Mixed blessings greeted Gaccione as she learned that only one of her two children was there -- Amanda. John Jr. had not come away with the same group from the daycare center. So he was not listed on Saint Vincent's charts. Hospital workers -- after several hurried calls found John Jr.'s name listed on charts at Saint Claire's Hospital, forty blocks uptown. Although this was magnificent news, Gaccione faced the daunting task of getting there. With no cabs or buses yet in service -- not to mention the shutdown subway system -- Gaccione did the only thing she could, she walked.
It was 4 p.m. Gaccione had stumbled through cavernous mid and lower Manhattan for hours. Her legs ached. Her spirits flagged. She had been through a roller coaster of emotions since the first plane's impact at 4:46 a.m. Yet somehow, still clutching the child she had recovered from Saint Vincent's Hospital, she managed the trek to Saint Claire's to recover her second child. This part of her family reunited for the first time since their parting early that morning, she now faced the monumental task of getting them back to New Jersey.
She found a telephone and called home to her husband, asking him for advice or suggestions. In the hours since he first heard word of her at the 39th Street police station, John Sr. had not been idle. He had scrambled on the Jersey side to find allies who might help his family in what now seemed like a very remote Manhattan.
A prominent Secaucus citizen, Richard Ricco, managed a delivery service in Manhattan. A few calls over dubious telephone connections concluded Ricco was still at work, seeking to recover his fleet of trucks, many of which serviced the Twin Towers.

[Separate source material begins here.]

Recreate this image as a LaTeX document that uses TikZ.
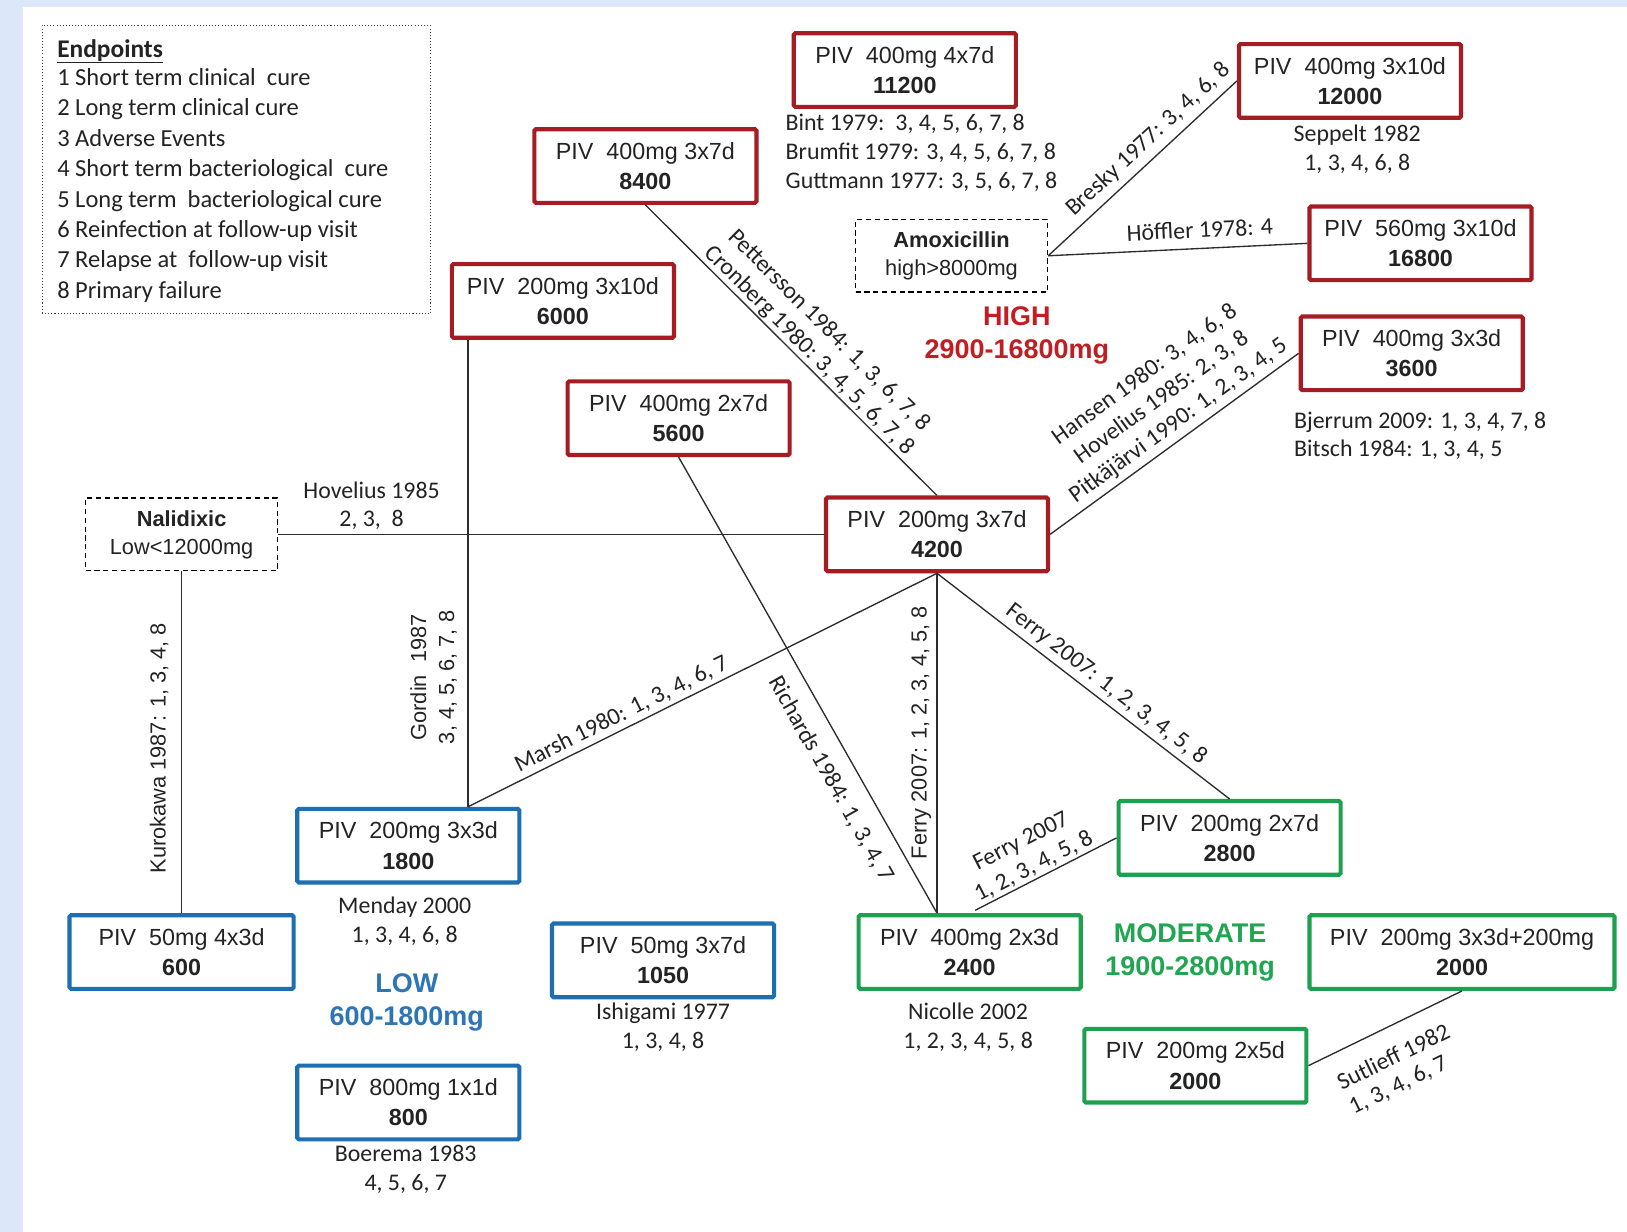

Ricco remembered Gaccione arrive at his 19th Street truck terminal pushing a shopping cart into which she had dumped her kids.
"I don't remember where I found it," she said later. "But it seemed a good way to get my kids around."
Gaccione had pushed that rickety vehicle for several dozen blocks, up and down curbs, across streets thick with potholes, along sidewalks thick with cracks. Each bump added to her weariness and her worry.
Ricco, who knew the family from Secaucus, almost didn't recognize the tattered figure that shoved the cart into the terminal -- her hair ragged and her expression desperate.
"She looked shocked and scared," Ricco recalled.
Ricco, a bearded, cigar-smoking tough guy from old Hoboken's waterfront days, wasn't going to let any national disaster keep him from delivering that woman and her kids home. So he pulled his car up, packed the family into it, and made his way through the shocked city towards the won remaining crossing over the Hudson River to New Jersey: the George Washington Bridge.
Gaccione, sagging into the luxury of the vehicle's passenger seat, thought her ordeal had ended, and looked ahead to greeting her husband back in Secaucus.
"We were five cars from getting onto the bridge when the police stopped traffic," Ricco recalled.
Ricco did not know what the holdup was -- although lines of cars testified to the mass exodus from the city. Ricco got out of the car and approached a police officer.
"I hold him that Linda was almost a victim at the World Trade Center," Ricco said. "The officer told me that if he let us onto the bridge, she might become a victim there. Someone had threatened to blow up the bridge."
Gaccione, however, said she had ceased to worry any more.
"I kept thinking if we were all going to blow up, I would be like that woman in the movie, Titanic -- at least we would all go down together," she said.
During the wait for the bridge to reopen, the faces of people she knew flashed before her eyes.
"I was seeing a colored negative of every face I knew," she reported. "It was like looking at a colored year book."
Then at 8:02 p.m., the Port Authority reopened the bridge and Ricco's vehicle -- locked into the most dramatic traffic jam in New York City's long history -- inched its way across the river, finally breaking out of the pack when it reached Secaucus.
Ricco pounded on the car horn when he reached Gaccione's block.
"Everyone came out to greet us," Gaccione recalled. "All of my neighbors were there."